Proof: The previous property states that for n > 2, U_{n−2} + U_{n} ≥ U_{n + 1}. Consequently U_{n−1} + U_{n} > U_{n+1} and because U_{n−1} < U_{n} < U_{n+1} the triangle inequality is satisfied.

The sequence of Ulam numbers forms a complete sequence.
Proof: By definition U_{n} = U_{j} + U_{k} where j < k < n and is the smallest integer that is the sum of two distinct smaller Ulam numbers in exactly one way. This means that for all U_{n} with n > 3, the greatest value that U_{j} can have is U_{n−3} and the greatest value that U_{k} can have is U_{n−1}.
Hence U_{n} ≤ U_{n−1} + U_{n−3} < 2U_{n−1} and U_{1} = 1, U_{2} = 2, U_{3} = 3. This is a sufficient condition for Ulam numbers to be a complete sequence.

For every integer n > 1 there is always at least one Ulam number U_{j} such that n ≤ U_{j} < 2n.
Proof: It has been proved that there are infinitely many Ulam numbers and they start at 1. Therefore for every integer n > 1 it is possible to find j such that U_{j−1} ≤ n ≤ U_{j}. From the proof above for n > 3, U_{j} ≤ U_{j−1} + U_{j−3} < 2U_{j−1}. Therefore n ≤ U_{j} < 2U_{j−1} ≤ 2n.
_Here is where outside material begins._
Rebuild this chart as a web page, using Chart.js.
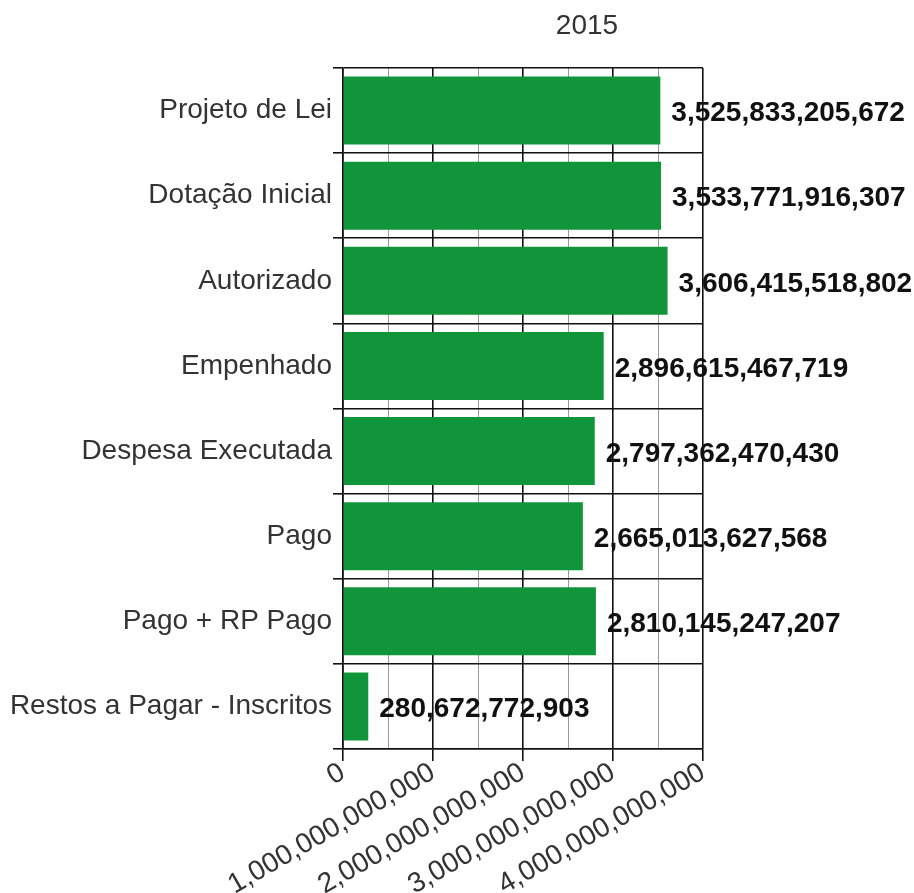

Also for n = 2 and 3 the property is true by calculation.

In any sequence of 5 consecutive positive integers {i, i + 1,..., i + 4}, i > 4 there can be a maximum of 2 Ulam numbers.
Proof: Assume that the sequence {i, i + 1,..., i + 4} has its first value i = U_{j} an Ulam number then it is possible that i + 1 is the next Ulam number U_{j+1}. Now consider i + 2, this cannot be the next Ulam number U_{j+2} because it is not a unique sum of two previous terms. i + 2 = U_{j+1} + U_{1} = U_{j} + U_{2}. A similar argument exists for i + 3 and i + 4.

==Inequalities==
Ulam numbers are pseudo-random and too irregular to have tight bounds. Nevertheless from the properties above, namely, at worst the next Ulam number U_{n+1} ≤ U_{n} + U_{n−2} and in any five consecutive positive integers at most two can be Ulam numbers, it can be stated that
5/2n−7 ≤ U_{n} ≤ N_{n+1} for n > 0,
where N_{n} are the numbers in Narayana’s cows sequence: 1,1,1,2,3,4,6,9,13,19,... with the recurrence relation N_{n} = N_{n−1} +N_{n−3} that starts at N_{0}.

==Hidden structure==
It has been observed that the first 10 million Ulam numbers satisfy $$\cos{(2.5714474995
\, U_n)} < 0$$ except for the four elements $\left\{2,3,47,69\right\}$ (this has now been verified for the first $10^9$ Ulam numbers). Inequalities of this type are usually true for sequences exhibiting some form of periodicity but the Ulam sequence does not seem to be periodic and the phenomenon is not understood. It can be exploited to do a fast computation of the Ulam sequence (see External links).

==Generalizations==
The idea can be generalized as (u, v)-Ulam numbers by selecting different starting values (u, v). A sequence of (u, v)-Ulam numbers is regular if the sequence of differences between consecutive numbers in the sequence is eventually periodic. When v is an odd number greater than three, the (2, v)-Ulam numbers are regular. When v is congruent to 1 (mod 4) and at least five, the (4, v)-Ulam numbers are again regular. However, the Ulam numbers themselves do not appear to be regular.

A sequence of numbers is said to be s-additive if each number in the sequence, after the initial 2s terms of the sequence, has exactly s representations as a sum of two previous numbers. Thus, the Ulam numbers and the (u, v)-Ulam numbers are 1-additive sequences.

If a sequence is formed by appending the largest number with a unique representation as a sum of two earlier numbers, instead of appending the smallest uniquely representable number, then the resulting sequence is the sequence of Fibonacci numbers.